LIVRO: “Também os Brancos Sabem
Dançar”,
de Kalaf Epalanga
Ed. Editorial Caminho, Novembro de
2017
“[O kuduro] nasceu da vontade da
juventude angolana de expressar no movimento do corpo toda a energia
recalcada, todo o luto, toda a alegria negada a jovens que querem ser
como os outros, livres de existir para além da esperança média de
vida, para lá do serviço militar obrigatório, para lá da malária
e tantas outras privações de que muitos não têm sequer
consciência. Não conseguem verbalizar, apenas sentem, e por isso
dançam como se disso dependessem as suas vidas. E é provável que
dependam.”
Embora se anuncie como “um romance
musical”, esta primeira obra do músico e escritor Kalaf Epalanga,
membro da banda Buraka Som Sistema, é muito mais do que isso. É a
Esquina da Travessa com a Rua da Barroca e um pôr do sol no
Miradouro do Adamastor; é um cantor dominicano de merengues de nome Kalaff e um
turista brasileiro; é calulu com funge de milho e
são mixtapes em cassetes da BASF; é carregar baldes de cimento para
cima de um andaime e fritar frango teriyaki por menos de 4 euros à
hora; é o Mercado do Roque Santeiro e são os brancos “bollycao”;
é o número 73 da Poço dos Negros e é Jean Claude Van Damme; é o
amanhecer em Oslo, sombrio e silencioso, e é o aroma de um café
libanês; é um verso duma canção de Jay Z misturado com o choro
contido de uma jovem mulher eritreia; é o desânimo nos olhos do Zé
da Guiné; é escutar um fado na Parreirinha de Alfama, a própria
Argentina Santos, com 88 anos, sentada junto ao balcão; e é a
condição de emigrante a dar sentido ao discurso artístico do
escritor.
Dividido em três partes, cada uma
delas narrada na primeira pessoa por uma personagem diferente, o
livro oferece uma perspectiva muito concreta sobre o actual estado do
mundo e as pressões que sobre ele impendem. É certo que a música
tem um papel preponderante na acção, mostrando-se como elemento
aglutinador de estados de espírito e tomadas de consciência, as
questões sociais servindo-lhe de base (é muito curioso perceber,
por exemplo, como é que o nome de Anibal Cavaco Silva surge tão
intimamente ligado a um género musical fortemente exportável como é
a kizomba); mas é na forma como Kalaf Epalanga parte em busca de
respostas que acalmem o seu desassossego que o livro ganha espessura
e intensidade, tornando-se um ferrete que fere e morde o leitor. O Kalaf que
nos embala com os passos da Tarraxinha é o mesmo que diz que
“podemos endurecer as leis, fechar todas as fronteiras, mas já é
tarde demais. A Europa, tal como a conhecemos, morreu, e a culpa não
é dos imigrantes.”
Para quem não tem preconceitos de
género (musical, entenda-se), “Também os Brancos Sabem Dançar”

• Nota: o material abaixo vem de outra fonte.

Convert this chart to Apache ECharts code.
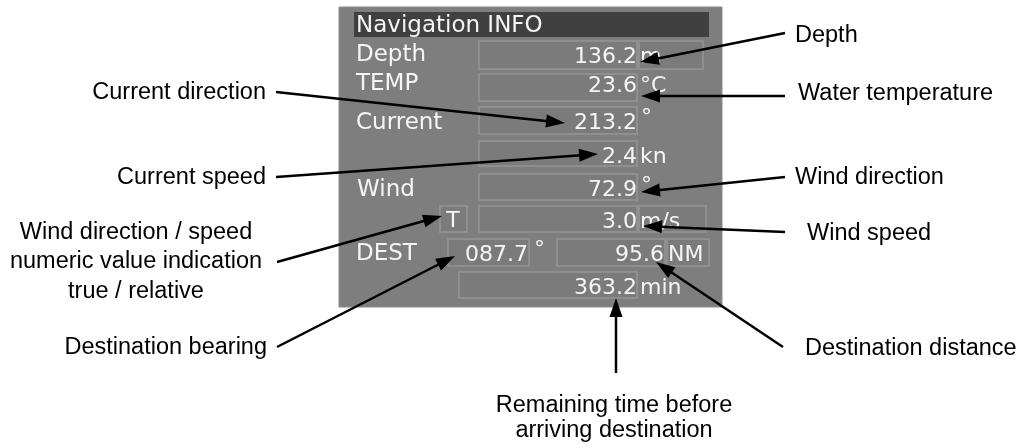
<!DOCTYPE html>
<html><head><meta charset="utf-8">
<script src="https://cdn.jsdelivr.net/npm/echarts@6/dist/echarts.min.js"></script>
<style>html,body{margin:0;padding:0;background:#fff}#c{width:1025px;height:448px}</style>
</head><body><div id="c"></div><script>
// ---- data ----
const panelTitle = 'Navigation INFO';
const fieldLabels = ['Depth', 'TEMP', 'Current', 'Wind', 'DEST'];
const readings = ['136.2', '23.6', '213.2', '2.4', '72.9', '3.0', '087.7', '95.6', '363.2'];
const units = ['m', '°C', '°', 'kn', '°', 'm/s', '°', 'NM', 'min'];
const windMode = ['T'];
const calloutsLeft = ['Current direction', 'Current speed', 'Wind direction / speed\nnumeric value indication\ntrue / relative', 'Destination bearing'];
const calloutsRight = ['Depth', 'Water temperature', 'Wind direction', 'Wind speed', 'Destination distance'];
const calloutsBottom = ['Remaining time before\narriving destination'];

// ---- layout (positions in the hidden axes' units) ----
const W = 1025, H = 448;
const panelRect = [339, 7, 722, 307];
const titleRect = [354, 12, 709, 37];
const titlePos = [356, 26];
const labelPos = [[356, 55], [356, 84], [356, 123], [357, 190], [356, 254]];
const boxRects = [[478, 40, 638, 70], [638, 40, 704, 70], [478, 73, 638, 102], [478, 106, 638, 135],
  [478, 140, 638, 167], [478, 173, 638, 201], [439, 205, 468, 233], [478, 205, 638, 233], [638, 205, 707, 233],
  [447, 238, 530, 267], [556, 238, 666, 267], [666, 238, 710, 267], [458, 271, 638, 299]];
const readingPos = [[637, 57], [637, 86], [637, 123], [637, 157], [637, 190], [637, 222], [528, 255], [664, 255], [637, 288]];
const unitPos = [[640, 57], [640, 86], [641, 118], [640, 157], [641, 186], [640, 222], [534, 250], [668, 255], [640, 288]];
const modePos = [453, 221];
const leftTextPos = [[266, 93], [266, 178], [136, 262], [267, 348]];
const leftAlign = ['right', 'right', 'center', 'right'];
const rightTextPos = [[795, 36], [798, 94], [795, 178], [807, 234], [805, 349]];
const bottomTextPos = [[614, 418]];
const arrowsFrom = [[276, 92], [276, 177], [277, 262], [277, 347], [785, 33], [785, 96], [785, 177], [785, 232], [783, 347], [616, 373]];
const arrowsTo = [[565, 123], [598, 154], [442, 216], [455, 256], [640, 62], [641, 96], [641, 192], [643, 226], [656, 262], [616, 298]];

const PANEL_FONT = '"DejaVu Sans", sans-serif';
const NOTE_FONT = '"Liberation Sans", Arial, sans-serif';

function rectOf(api, r) {
  const a = api.coord([r[0], r[1]]), b = api.coord([r[2], r[3]]);
  return { x: a[0], y: a[1], width: b[0] - a[0], height: b[1] - a[1] };
}

const panelItems = [];
panelItems.push({ kind: 'panel' });
panelItems.push({ kind: 'title' });
boxRects.forEach((r, i) => panelItems.push({ kind: 'box', i }));
fieldLabels.forEach((t, i) => panelItems.push({ kind: 'label', i }));
readings.forEach((t, i) => panelItems.push({ kind: 'reading', i }));
units.forEach((t, i) => panelItems.push({ kind: 'unit', i }));
panelItems.push({ kind: 'mode' });

function txt(api, pos, text, size, align, family, color, lh) {
  const p = api.coord(pos);
  return { type: 'text', style: { text, x: p[0], y: p[1], fill: color, font: size + 'px ' + family, align, verticalAlign: 'middle', lineHeight: lh || size } };
}

const option = {
  backgroundColor: '#ffffff',
  animation: false,
  grid: { left: 0, right: 0, top: 0, bottom: 0 },
  xAxis: { type: 'value', min: 0, max: W, show: false },
  yAxis: { type: 'value', min: 0, max: H, inverse: true, show: false },
  series: [
    {
      type: 'custom', coordinateSystem: 'cartesian2d', silent: true,
      data: panelItems.map((d, i) => [i, 0]),
      renderItem: function (params, api) {
        const it = panelItems[params.dataIndex];
        if (it.kind === 'panel') return { type: 'rect', shape: rectOf(api, panelRect), style: { fill: '#7e7e7e', stroke: '#8a8a8a', lineWidth: 1 } };
        if (it.kind === 'title') return { type: 'group', children: [
          { type: 'rect', shape: rectOf(api, titleRect), style: { fill: '#404040' } },
          txt(api, titlePos, panelTitle, 23, 'left', PANEL_FONT, '#f5f5f5')] };
        if (it.kind === 'box') { const s = rectOf(api, boxRects[it.i]); s.x += 1; s.y += 1; s.width -= 2; s.height -= 2;
          return { type: 'rect', shape: s, style: { fill: '#7b7b7b', stroke: '#8f8f8f', lineWidth: 2 } }; }
        if (it.kind === 'label') return txt(api, labelPos[it.i], fieldLabels[it.i], 23, 'left', PANEL_FONT, '#f5f5f5');
        if (it.kind === 'reading') return txt(api, readingPos[it.i], readings[it.i], 22, 'right', PANEL_FONT, '#f5f5f5');
        if (it.kind === 'unit') return txt(api, unitPos[it.i], units[it.i], 22, 'left', PANEL_FONT, '#f5f5f5');
        if (it.kind === 'mode') return txt(api, modePos, windMode[0], 22, 'center', PANEL_FONT, '#f5f5f5');
      }
    },
    {
      type: 'custom', coordinateSystem: 'cartesian2d', silent: true,
      data: calloutsLeft.concat(calloutsRight, calloutsBottom).map((t, i) => [i, 0]),
      renderItem: function (params, api) {
        const i = params.dataIndex;
        const nL = calloutsLeft.length, nR = calloutsRight.length;
        if (i < nL) return txt(api, leftTextPos[i], calloutsLeft[i], 23.5, leftAlign[i], NOTE_FONT, '#000', i === 2 ? 29.5 : 23.5);
        if (i < nL + nR) return txt(api, rightTextPos[i - nL], calloutsRight[i - nL], 23.5, 'left', NOTE_FONT, '#000');
        return txt(api, bottomTextPos[0], calloutsBottom[0], 23.5, 'center', NOTE_FONT, '#000', 25.5);
      }
    },
    {
      type: 'custom', coordinateSystem: 'cartesian2d', silent: true,
      data: arrowsFrom.map((f, i) => [i, 0]),
      renderItem: function (params, api) {
        const i = params.dataIndex;
        const a = api.coord(arrowsFrom[i]), b = api.coord(arrowsTo[i]);
        const dx = b[0] - a[0], dy = b[1] - a[1], len = Math.hypot(dx, dy);
        const ux = dx / len, uy = dy / len, hl = 19, hw = 6.5;
        const bx = b[0] - ux * hl, by = b[1] - uy * hl;
        return { type: 'group', children: [
          { type: 'line', shape: { x1: a[0], y1: a[1], x2: bx + ux * 2, y2: by + uy * 2 }, style: { stroke: '#000', lineWidth: 2.5 } },
          { type: 'polygon', shape: { points: [[b[0], b[1]], [bx - uy * hw, by + ux * hw], [bx + uy * hw, by - ux * hw]] }, style: { fill: '#000' } }
        ] };
      }
    }
  ]
};
const chart = echarts.init(document.getElementById('c'), null, { renderer: 'canvas' });
chart.setOption(option);
</script></body></html>
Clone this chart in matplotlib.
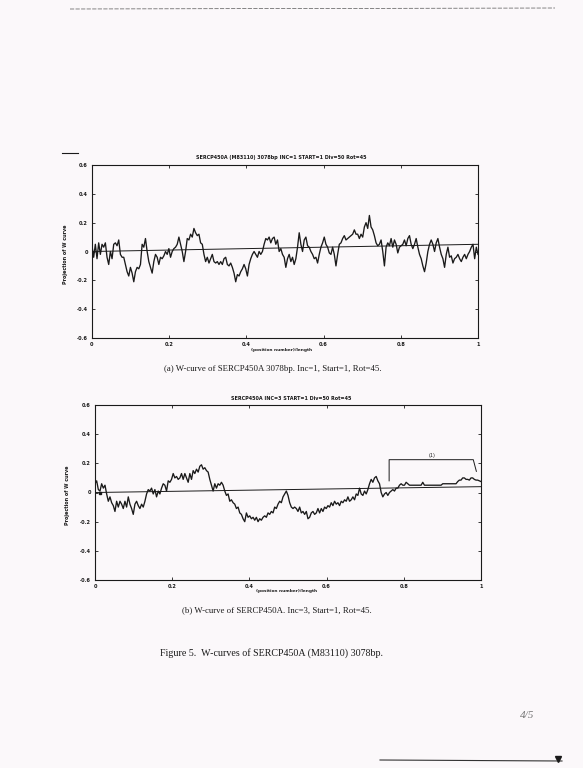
import numpy as np
import matplotlib
matplotlib.use("Agg")
import matplotlib.pyplot as plt

# W-curve projection values (evenly spaced along the sequence)
curve_a = [0.04, -0.04, 0.05, -0.05, 0.06, -0.02, 0.05, 0.03, 0.06, -0.04, -0.09, 0.00, -0.05, 0.05,
           0.06, 0.04, 0.08, -0.02, -0.04, -0.04, -0.09, -0.14, -0.17, -0.11, -0.15, -0.21, -0.14, -0.11,
           -0.12, -0.09, 0.05, 0.03, 0.09, 0.00, -0.07, -0.11, -0.15, -0.07, -0.02, -0.04, -0.09, -0.04,
           -0.05, -0.03, 0.00, -0.02, 0.02, -0.04, 0.00, 0.02, 0.03, 0.05, 0.10, 0.05, 0.00, -0.07,
           0.00, 0.09, 0.08, 0.12, 0.10, 0.16, 0.13, 0.11, 0.12, 0.06, 0.05, -0.02, -0.07, -0.04,
           -0.08, -0.05, -0.02, -0.07, -0.08, -0.07, -0.09, -0.07, -0.09, -0.05, -0.04, -0.09, -0.10,
           -0.08, -0.11, -0.15, -0.21, -0.16, -0.17, -0.14, -0.12, -0.09, -0.12, -0.17, -0.09, -0.05,
           -0.02, 0.00, -0.02, -0.04, 0.00, -0.02, 0.00, 0.05, 0.09, 0.08, 0.10, 0.06, 0.09, 0.10,
           0.05, 0.08, 0.00, 0.02, -0.02, -0.04, -0.11, -0.05, -0.02, -0.07, -0.04, -0.09, -0.05,
           0.03, 0.13, 0.05, 0.00, 0.08, 0.10, 0.04, 0.03, 0.00, -0.02, -0.05, -0.04, -0.08, -0.02,
           0.03, 0.06, 0.10, 0.05, 0.03, -0.01, -0.02, 0.03, -0.02, -0.10, -0.02, 0.05, 0.06, 0.09,
           0.11, 0.08, 0.09, 0.10, 0.11, 0.12, 0.15, 0.12, 0.12, 0.09, 0.12, 0.10, 0.17, 0.20, 0.16,
           0.25, 0.17, 0.15, 0.11, 0.06, 0.04, 0.05, 0.08, 0.00, -0.10, 0.03, 0.06, 0.04, 0.09, 0.03,
           0.08, 0.05, -0.01, 0.03, 0.04, 0.05, 0.08, 0.04, 0.09, 0.11, 0.05, 0.02, 0.05, 0.09, 0.03,
           -0.02, -0.05, -0.10, -0.14, -0.08, 0.00, 0.05, 0.08, 0.05, 0.00, 0.06, 0.09, 0.03, -0.02,
           -0.05, -0.11, -0.02, 0.03, -0.04, -0.03, -0.08, -0.05, -0.04, -0.02, -0.05, -0.07, -0.04,
           -0.02, -0.05, -0.02, 0.00, 0.03, 0.05, -0.05, 0.03, -0.02]

curve_b = [0.06, 0.08, 0.02, 0.01, 0.06, 0.03, 0.05, -0.01, -0.06, -0.03, -0.07, -0.09, -0.13, -0.06,
           -0.10, -0.06, -0.08, -0.11, -0.06, -0.10, -0.03, -0.08, -0.11, -0.15, -0.08, -0.06, -0.09,
           -0.11, -0.08, -0.10, -0.06, -0.01, 0.02, 0.01, 0.03, -0.01, 0.02, -0.03, 0.01, -0.01, 0.03,
           0.06, 0.05, 0.01, 0.08, 0.07, 0.09, 0.13, 0.10, 0.11, 0.09, 0.10, 0.13, 0.09, 0.13, 0.10,
           0.07, 0.13, 0.09, 0.15, 0.13, 0.16, 0.14, 0.18, 0.19, 0.16, 0.17, 0.15, 0.14, 0.09, 0.05,
           0.01, 0.06, 0.03, 0.06, 0.05, 0.07, 0.05, 0.01, -0.02, -0.01, -0.06, -0.05, -0.07, -0.08,
           -0.11, -0.10, -0.14, -0.15, -0.18, -0.20, -0.14, -0.17, -0.16, -0.18, -0.17, -0.19, -0.17,
           -0.20, -0.18, -0.19, -0.17, -0.16, -0.17, -0.14, -0.15, -0.13, -0.14, -0.10, -0.11, -0.08,
           -0.06, -0.07, -0.03, -0.01, 0.01, -0.02, -0.07, -0.10, -0.11, -0.10, -0.11, -0.13, -0.10,
           -0.14, -0.13, -0.15, -0.13, -0.18, -0.17, -0.14, -0.13, -0.15, -0.14, -0.11, -0.14, -0.11,
           -0.13, -0.10, -0.11, -0.09, -0.10, -0.07, -0.09, -0.06, -0.08, -0.07, -0.09, -0.06, -0.07,
           -0.05, -0.06, -0.03, -0.06, -0.05, -0.03, -0.05, -0.01, -0.02, 0.03, -0.01, -0.02, 0.01,
           -0.01, 0.02, 0.06, 0.09, 0.07, 0.10, 0.11, 0.08, 0.06, 0.00, -0.03, -0.01, 0.00, -0.02,
           0.00, 0.01, 0.02, 0.01, 0.03, 0.03, 0.05, 0.06, 0.05, 0.05, 0.07, 0.06, 0.05,
           0.05, 0.05, 0.05, 0.05, 0.05, 0.05, 0.05, 0.07,
           0.05, 0.05, 0.05, 0.05, 0.05, 0.05, 0.05, 0.05, 0.05, 0.05, 0.05,
           0.06, 0.06, 0.06, 0.06, 0.06, 0.06, 0.06, 0.06, 0.06,
           0.075, 0.085, 0.085, 0.10, 0.10, 0.09, 0.09, 0.085, 0.10, 0.10, 0.09, 0.085, 0.085, 0.08, 0.075]

# trend lines drawn under each curve
trend_a = [0.0, 0.05]
trend_b = [0.0, 0.04]

x_ticks = [0, 0.2, 0.4, 0.6, 0.8, 1]
x_ticklabels = ["0", "0.2", "0.4", "0.6", "0.8", "1"]
y_ticks = [-0.6, -0.4, -0.2, 0, 0.2, 0.4, 0.6]
y_ticklabels = ["-0.6", "-0.4", "-0.2", "0", "0.2", "0.4", "0.6"]

title_a = "SERCP450A (M83110) 3078bp INC=1 START=1 Div=50 Rot=45"
title_b = "SERCP450A INC=3 START=1 Div=50 Rot=45"
caption_a = "(a) W-curve of SERCP450A 3078bp. Inc=1, Start=1, Rot=45."
caption_b = "(b) W-curve of SERCP450A. Inc=3, Start=1, Rot=45."
fig_caption = "Figure 5.  W-curves of SERCP450A (M83110) 3078bp."

# bracket "(1)" over the tail of curve b
bracket_x = [0.762, 0.762, 0.980, 0.988]
bracket_y = [0.08, 0.225, 0.225, 0.145]

W, H = 583, 768
BG = "#fbf8fa"
INK = "#1a1a1a"


def px(x, y):
    return x / W, 1 - y / H


def style_axis(ax):
    ax.set_xlim(0, 1)
    ax.set_ylim(-0.6, 0.6)
    ax.set_xticks(x_ticks)
    ax.set_xticklabels(x_ticklabels)
    ax.set_yticks(y_ticks)
    ax.set_yticklabels(y_ticklabels)
    ax.tick_params(direction="in", length=2.5, width=0.6, labelsize=3.6, pad=3,
                   top=True, right=True, colors=INK)
    for lab in ax.get_xticklabels() + ax.get_yticklabels():
        lab.set_fontweight("bold")
    for s in ax.spines.values():
        s.set_linewidth(0.8)
        s.set_color(INK)
    ax.set_facecolor("none")


fig = plt.figure(figsize=(W / 100, H / 100), dpi=100)
fig.patch.set_facecolor(BG)

# plot (a)
ax1 = fig.add_axes([92 / W, 1 - 338 / H, 386 / W, 173 / H])
xa = np.linspace(0, 1, len(curve_a))
ax1.plot([0, 1], trend_a, color=INK, lw=0.7)
ax1.plot(xa, curve_a, color=INK, lw=0.95)
style_axis(ax1)

# plot (b)
ax2 = fig.add_axes([95 / W, 1 - 580 / H, 386 / W, 175 / H])
xb = np.linspace(0, 1, len(curve_b))
ax2.plot([0, 1], trend_b, color=INK, lw=0.7)
ax2.plot(xb, curve_b, color=INK, lw=0.95)
ax2.plot([0.012], [0.0], marker="s", ms=2, color=INK)
ax2.plot(bracket_x, bracket_y, color=INK, lw=0.7)
ax2.text(0.873, 0.255, "(1)", fontsize=3.6, ha="center", va="center", color=INK)
style_axis(ax2)

small = dict(fontsize=3.5, fontweight="bold", color=INK, ha="center", va="center")
fig.text(*px(281, 157), title_a, **small)
fig.text(*px(291, 398), title_b, **small)
fig.text(*px(282, 350), "(position number)/length", fontsize=3.1, fontweight="bold", color=INK,
         ha="center", va="center")
fig.text(*px(287, 591), "(position number)/length", fontsize=3.1, fontweight="bold", color=INK,
         ha="center", va="center")
fig.text(*px(65, 254), "Projection of W curve", rotation=90, **small)
fig.text(*px(67, 495), "Projection of W curve", rotation=90, **small)

serif = ["Liberation Serif", "DejaVu Serif"]
fig.text(*px(273, 369), caption_a, fontsize=6.3, family=serif, color=INK, ha="center", va="center")
fig.text(*px(277, 610), caption_b, fontsize=6.3, family=serif, color=INK, ha="center", va="center")
fig.text(*px(272, 653), fig_caption, fontsize=7.2, family=serif, color=INK, ha="center", va="center")

# page marks from the scan
fig.text(*px(527, 716), "4/5", fontsize=8, family=serif, style="italic", color="#777777",
         ha="center", va="center")
fig.add_artist(plt.Line2D([70 / W, 555 / W], [1 - 9 / H, 1 - 8 / H], color="#555555",
                          lw=0.5, ls=(0, (6, 2))))
fig.add_artist(plt.Line2D([62 / W, 78 / W], [1 - 153 / H, 1 - 153 / H], color=INK, lw=0.8))
fig.add_artist(plt.Line2D([380 / W, 562 / W], [1 - 760 / H, 1 - 761 / H], color="#333333", lw=0.8))
fig.add_artist(plt.Line2D([558 / W], [1 - 759 / H], marker="v", ms=4, color=INK))

fig.savefig("out.png", dpi=100, facecolor=BG)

oferece uma oportunidade incrível de familiarização com o kuduro e
com as músicas e ritmos que lhe são próximos. O leitor mais
curioso poderá acompanhar a leitura com a audição dos muitos temas
ventilados no livro e, dessa forma, ficar a conhecer preciosas
pérolas como “Comboio 2”, d'Os lambas ou “Dança da Mãe Ju”,
de Dj Znobia, “Saia Branca”, de Nélson Freitas”, “Amba
Kuduro”, de Tony Amado ou “Yah”, dos Buraka Som Sistema. Mas
também nomes como Diplo, Carlos Burity, Elias Diá Kimuezo, Yuri da
Cunha ou grandes casas onde os novos ritmos africanos ganharam cor e
vida, do Mussulo ao Clube Mercado, do Kandando ao Kussunguila ou ao
Ondeando (talvez o Centro Comercial Colombo também deva figurar
nesta lista). Mas se quiser ir mesmo ao fundo da questão, irá
perceber que a kizomba e o kuduro são a banda sonora secreta de um
“filme” em que identidade é sinónimo de sobrevivência. Um grande livro!